Guinée et Côte d’Ivoire pas dans la même catégorie, dixit la France : qu’en est-il ?
Précisons qu’on ne parle pas de la Côte d’Ivoire pour se mesurer à celle-ci, mais juste du fait de sa fonction de paramètre d’analyse que lui a conférée la France elle-même par rapport à la Guinée. Pour rappel, le Ministre de l’Europe et des Affaires Etrangères de la France, lors d’une audition en janvier 2020 devant la Commission des Affaires Etrangères à l’Assemblée Nationale française, a déclaré notamment sur la Guinée, que «C’est la situation la plus sensible aujourd’hui et l’engagement du Président Alpha Condé à demander une réforme de la Constitution ne nous parait pas être obligatoirement partagé ni par sa population ni par ses voisins». Le même Ministre de l’Europe et des Affaires Etrangères de la France, auditionné en octobre 2020 par la même Commission des Affaires Etrangères sur la Côte d’Ivoire (avant la Présidentielle) déclare : «Nous sommes très vigilants sur la manière dont vont se passer les élections. Il y a un processus démocratique, je ne suis pas chargé d’apprécier la nouvelle Constitution. Ce serait de l’ingérence. Le Président Ouattara a souhaité se représenter, c’est son libre choix». Edifiant ! D’un côté, c’est-à-dire la Côte d’Ivoire, le Ministre n’est pas chargé d’apprécier la nouvelle Constitution, car ce serait de l’ingérence. Le Président Ouattara se représentant, c’est son libre choix, il y a un processus démocratique. D’un autre côté, c’est-à-dire la Guinée, le Ministre n’hésite pas à faire de l’ingérence, le Ministre critique la nouvelle Constitution à venir, le Président Condé n’est pas libre de se représenter ! Le français Napoléon Bonaparte disait que «un bon croquis vaut mieux qu’un long discours», c’est-à-dire qu’un petit croquis en dit plus long qu’un grand discours. De ce fait, il n’est guère plus besoin d’en rallonger sur ce point d’analyse concernant «la Guinée et la Côte d’Ivoire pas dans la même catégorie», ce petit schéma permettant à chacun d’être édifié sur les critères d’appréciation de la France à géométrie variable !

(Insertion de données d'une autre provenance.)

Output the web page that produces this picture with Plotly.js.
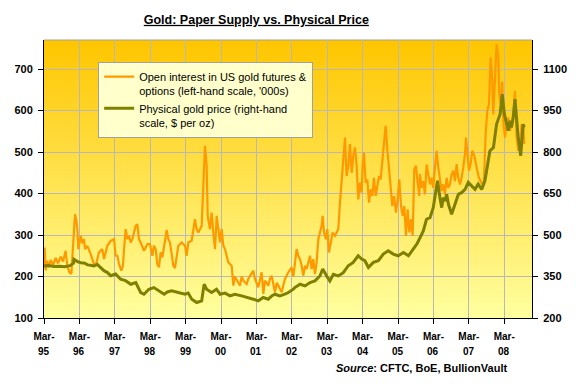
<!DOCTYPE html>
<html><head><meta charset="utf-8">
<script src="https://cdn.plot.ly/plotly-3.0.1.min.js"></script>
<style>html,body{margin:0;padding:0;background:#fff}#chart{width:576px;height:390px}</style>
</head><body><div id="chart"></div>
<script>
// ---- data ----
const tickMonth = 'Mar-';
const tickYears = ['95','96','97','98','99','00','01','02','03','04','05','06','07','08'];

// Open interest in US gold futures & options ('000s), time in decimal years
const oiYear = [1995.167,1995.186,1995.214,1995.261,1995.308,1995.355,1995.43,1995.497,1995.563,1995.638,1995.704,1995.779,1995.826,1995.883,1995.939,1995.986,
1996.043,1996.08,1996.109,1996.137,1996.203,1996.25,1996.297,1996.325,1996.391,1996.485,1996.58,1996.626,1996.674,1996.72,1996.815,1996.862,1996.956,
1997.05,1997.144,1997.191,1997.238,1997.286,1997.351,1997.398,1997.427,1997.474,1997.521,1997.568,1997.615,1997.662,1997.709,1997.756,1997.803,1997.85,1997.898,1997.992,
1998.086,1998.161,1998.227,1998.274,1998.321,1998.368,1998.415,1998.462,1998.51,1998.557,1998.604,1998.632,1998.678,1998.725,1998.78,1998.82,1998.866,1998.96,
1999.055,1999.149,1999.196,1999.243,1999.337,1999.431,1999.479,1999.526,1999.62,1999.667,1999.714,1999.761,1999.79,1999.855,1999.902,1999.949,1999.997,
2000.044,2000.091,2000.138,2000.185,2000.232,2000.279,2000.326,2000.373,2000.467,2000.514,2000.56,2000.608,2000.655,2000.703,2000.75,2000.797,2000.891,2000.94,2000.985,
2001.079,2001.126,2001.22,2001.315,2001.362,2001.409,2001.503,2001.55,2001.597,2001.691,2001.74,2001.786,2001.88,2001.93,2001.974,
2002.068,2002.162,2002.21,2002.255,2002.302,2002.349,2002.396,2002.444,2002.491,2002.538,2002.585,2002.632,2002.679,2002.726,2002.773,2002.82,2002.867,2002.914,2002.961,
2003.009,2003.037,2003.075,2003.131,2003.169,2003.216,2003.263,2003.319,2003.385,2003.479,2003.526,2003.574,2003.621,2003.668,2003.715,2003.762,2003.809,2003.856,2003.903,2003.95,2003.997,
2004.044,2004.091,2004.138,2004.167,2004.204,2004.251,2004.299,2004.346,2004.393,2004.44,2004.487,2004.534,2004.581,2004.628,2004.675,2004.722,2004.769,2004.816,2004.863,2004.91,2004.958,
2005.005,2005.052,2005.108,2005.155,2005.202,2005.25,2005.297,2005.344,2005.391,2005.438,2005.485,2005.532,2005.579,2005.626,2005.673,2005.72,2005.767,2005.785,2005.832,2005.879,2005.926,2005.974,
2006.021,2006.068,2006.115,2006.162,2006.209,2006.256,2006.303,2006.35,2006.397,2006.444,2006.491,2006.539,2006.586,2006.633,2006.68,2006.727,2006.774,2006.821,2006.868,2006.915,2006.962,
2007.009,2007.057,2007.085,2007.122,2007.17,2007.216,2007.264,2007.311,2007.358,2007.405,2007.452,2007.499,2007.546,2007.593,2007.64,2007.687,2007.734,2007.781,2007.828,2007.857,2007.904,2007.951,2007.998,
2008.026,2008.064,2008.111,2008.139,2008.186,2008.233,2008.28,2008.327,2008.375,2008.422,2008.469,2008.516,2008.563,2008.61,2008.657,2008.704,2008.732];
const oiValue = [228,270,215,238,222,240,228,245,232,248,236,262,225,210,206,270,
350,335,314,266,298,280,290,266,274,254,230,226,242,258,266,242,274,
286,290,250,250,230,214,226,266,314,290,298,282,290,306,322,326,290,282,262,
278,278,250,274,266,230,222,258,246,270,300,312,290,282,250,226,220,274,
282,274,250,282,286,338,314,306,322,418,515,467,346,314,354,306,266,
346,306,282,314,274,266,250,234,226,178,200,194,185,178,200,190,182,195,202,
214,194,174,210,158,190,178,195,202,162,185,178,162,180,194,
210,222,200,234,266,250,242,226,202,226,218,234,250,218,242,206,234,290,306,
322,346,306,290,314,258,282,306,298,314,378,426,483,535,442,467,519,450,491,511,467,
386,426,402,467,499,426,434,378,410,394,438,394,418,442,434,475,511,563,507,467,426,
370,394,354,386,434,370,346,370,298,362,306,338,298,459,467,426,394,447,414,430,398,470,
446,422,438,414,463,503,463,438,406,422,398,438,414,422,446,455,430,471,438,422,438,
463,495,535,503,455,471,503,495,471,455,438,430,422,430,543,599,615,728,672,591,663,760,728,
639,615,670,575,535,567,583,551,567,591,647,535,503,519,567,559,519];

// Physical gold price ($ per oz), time in decimal years
const goldYear = [1995.167,1995.3,1995.45,1995.6,1995.75,1995.9,1996.0,1996.014,1996.1,1996.2,1996.3,1996.4,1996.48,1996.58,1996.67,1996.8,1996.86,1996.95,
1997.05,1997.19,1997.33,1997.47,1997.62,1997.76,1997.9,1997.99,1998.13,1998.27,1998.42,1998.56,1998.65,1998.77,1998.96,
1999.15,1999.24,1999.34,1999.48,1999.62,1999.69,1999.76,1999.9,2000.04,2000.14,2000.28,2000.42,2000.56,2000.75,2000.94,
2001.08,2001.22,2001.36,2001.5,2001.6,2001.69,2001.83,2001.97,2002.07,2002.21,2002.25,2002.4,2002.54,2002.68,2002.82,2002.96,
2003.04,2003.15,2003.24,2003.34,2003.48,2003.62,2003.76,2003.9,2004.04,2004.14,2004.23,2004.33,2004.47,2004.61,2004.75,2004.89,
2005.03,2005.17,2005.32,2005.46,2005.6,2005.7,2005.79,2005.88,2005.97,2006.07,2006.16,2006.26,2006.28,2006.35,2006.4,2006.44,2006.49,2006.54,2006.59,2006.68,2006.77,2006.87,2006.96,
2007.06,2007.15,2007.24,2007.34,2007.43,2007.53,2007.62,2007.67,2007.76,2007.86,2007.95,2008.05,2008.11,2008.17,2008.23,2008.28,2008.33,2008.37,2008.42,2008.47,2008.52,2008.56,2008.63,2008.68,2008.7,2008.73];
const goldPrice = [388,390,386,387,385,389,398,412,405,400,399,392,391,388,394,378,371,365,
353,359,340,335,322,328,292,286,304,310,298,286,294,298,292,
286,290,268,256,262,322,304,292,304,286,290,280,286,280,274,
268,262,274,268,280,286,280,286,292,304,310,322,316,328,334,352,
377,352,334,358,352,364,389,401,425,413,407,383,401,407,431,443,
431,425,437,425,449,468,491,515,557,563,599,684,696,635,599,635,623,647,611,575,611,647,653,
665,690,678,665,684,665,696,732,804,816,901,937,1009,937,907,877,913,889,925,991,913,853,786,853,901,889];

// ---- styling ----
const FONT = '"Liberation Sans", Arial, sans-serif';
const xStart = 1995.167, xEnd = 2008.95;
const tickPos = tickYears.map((_, i) => xStart + i);

// vertical gradient background for the plot area
const shapes = [];
const N = 70;
for (let i = 0; i < N; i++) {
  const f = i / (N - 1);
  const g = Math.round(198 + 57 * f), b = Math.round(0 + 158 * f);
  shapes.push({type: 'rect', xref: 'paper', yref: 'paper', x0: 0, x1: 1,
    y0: Math.max(0, 1 - (i + 1) / N - 0.003), y1: 1 - i / N,
    fillcolor: `rgb(255,${g},${b})`, line: {width: 0}, layer: 'below'});
}
shapes.push({type: 'line', xref: 'paper', yref: 'paper', x0: 0, x1: 1, y0: 1, y1: 1,
  line: {color: '#A0A0A0', width: 1}, layer: 'below'});

const tickFont = {family: FONT, size: 11, color: '#000', weight: 'bold'};
const xFont = {family: FONT, size: 10, color: '#000', weight: 'bold'};
const GRID = '#B8B8B8';

const traces = [
  {x: oiYear, y: oiValue, type: 'scatter', mode: 'lines',
   name: "Open interest in US gold futures &<br>options (left-hand scale, '000s)",
   line: {color: '#FF9900', width: 2.2}, xaxis: 'x', yaxis: 'y'},
  {x: goldYear, y: goldPrice, type: 'scatter', mode: 'lines',
   name: 'Physical gold price (right-hand<br>scale, $ per oz)',
   line: {color: '#7F7F00', width: 3}, xaxis: 'x', yaxis: 'y2'}
];

// second row of the date labels (year), placed at the same tick positions
const yearAnnotations = tickYears.map((yy, i) => ({
  text: '<b>' + yy + '</b>', xref: 'x', yref: 'paper', x: tickPos[i], y: -0.122,
  xanchor: 'center', yanchor: 'middle', showarrow: false, font: xFont}));

const layout = {
  width: 576, height: 390,
  margin: {l: 44, r: 44, t: 40, b: 72, pad: 0},
  paper_bgcolor: '#FFFFFF', plot_bgcolor: 'rgba(0,0,0,0)',
  font: {family: FONT, color: '#000'},
  title: {text: '<b><u>Gold: Paper Supply vs. Physical Price</u></b>',
    font: {family: FONT, size: 12.5, color: '#000'},
    x: 0.445, xref: 'container', xanchor: 'center', y: 0.95, yref: 'container', yanchor: 'middle'},
  showlegend: true,
  legend: {x: 0.111, y: 0.921, xanchor: 'left', yanchor: 'top', bgcolor: '#FFFFCC',
    bordercolor: '#A0A0A0', borderwidth: 1, font: {family: FONT, size: 11, color: '#000'},
    valign: 'top', itemwidth: 30, tracegroupgap: 0},
  xaxis: {range: [xStart, xEnd], tickmode: 'array', tickvals: tickPos,
    ticktext: tickPos.map(() => tickMonth), ticks: 'outside', ticklen: 5, tickcolor: '#000',
    showline: true, linecolor: '#000', linewidth: 1, showgrid: true, gridcolor: GRID, gridwidth: 1,
    zeroline: false, tickfont: xFont, ticklabelstandoff: 4},
  yaxis: {range: [100, 770], tick0: 100, dtick: 100, ticks: 'outside', ticklen: 5, tickcolor: '#000',
    showline: true, linecolor: '#000', linewidth: 1, showgrid: true, gridcolor: GRID, gridwidth: 1,
    zeroline: false, tickfont: tickFont, ticklabelstandoff: 3},
  yaxis2: {overlaying: 'y', side: 'right', range: [200, 1205], tick0: 200, dtick: 150,
    ticks: 'outside', ticklen: 5, tickcolor: '#000', showline: true, linecolor: '#000', linewidth: 1,
    showgrid: false, zeroline: false, tickfont: tickFont, ticklabelstandoff: 3},
  shapes: shapes,
  annotations: yearAnnotations.concat([{text: '<b><i>Source</i>: CFTC, BoE, BullionVault</b>',
    xref: 'paper', yref: 'paper', x: 0.953, y: -0.18, xanchor: 'right', yanchor: 'middle',
    showarrow: false, font: {family: FONT, size: 11, color: '#000'}}])
};

Plotly.newPlot('chart', traces, layout, {staticPlot: true, displayModeBar: false});
</script></body></html>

Changement de Constitution uniquement pour garder le Pouvoir !
C’est une des critiques phares du Président Macron à l’encontre du Président Condé, puisque le Président français reconnait qu’il n’y avait pas de limitation de mandat en France jusqu’à la révision constitutionnelle de 2008 sous le Président Sarkozy, stipulant que «nul ne peut exercer plus de deux mandats consécutifs». Cela signifie donc que la non limitation de mandat n’est pas un critère empêchant la démocratie de s’exercer, notamment l’alternance. On s’aperçoit en même temps, à partir de ce cas d’école, que le changement ou la révision de Constitution notamment sur le point du mandat présidentiel, ne signifie ni ne garantit que le Président concerné pourra garder le Pouvoir. Pour preuve, le Président Sarkozy qui a initié la révision constitutionnelle de 2008 sur le mandat présidentiel, s’est représenté et n’a pas pu bénéficier d’un nouveau mandat car le peuple de France en a décidé autrement. Pour ce qui est de la Guinée, c’est ce même processus démocratique du pouvoir au peuple qui a été appliqué avec un référendum où le peuple s’est largement prononcé pour une nouvelle Constitution à la place de l’ancienne Constitution de consensus mise en place par une centaine de personnes non élues, donc non représentatives du peuple, et qu’il avait été convenu de changer avec l’avènement de la vie démocratique normale. Ce processus démocratique a abouti à la présidentielle du 18 octobre 2020 où le peuple, par la dévolution du Pouvoir qui lui appartient, a confortablement donné ses suffrages au Président Condé. Quelle est donc la critique objective qui peut résister à ce processus démocratique en Guinée ! Mais parlons-en de ce type de changement sur lequel le Président français a affirmé qu’ «il n’y a pas eu en France de changement des règles du jeu en cours de route pour se maintenir au Pouvoir» !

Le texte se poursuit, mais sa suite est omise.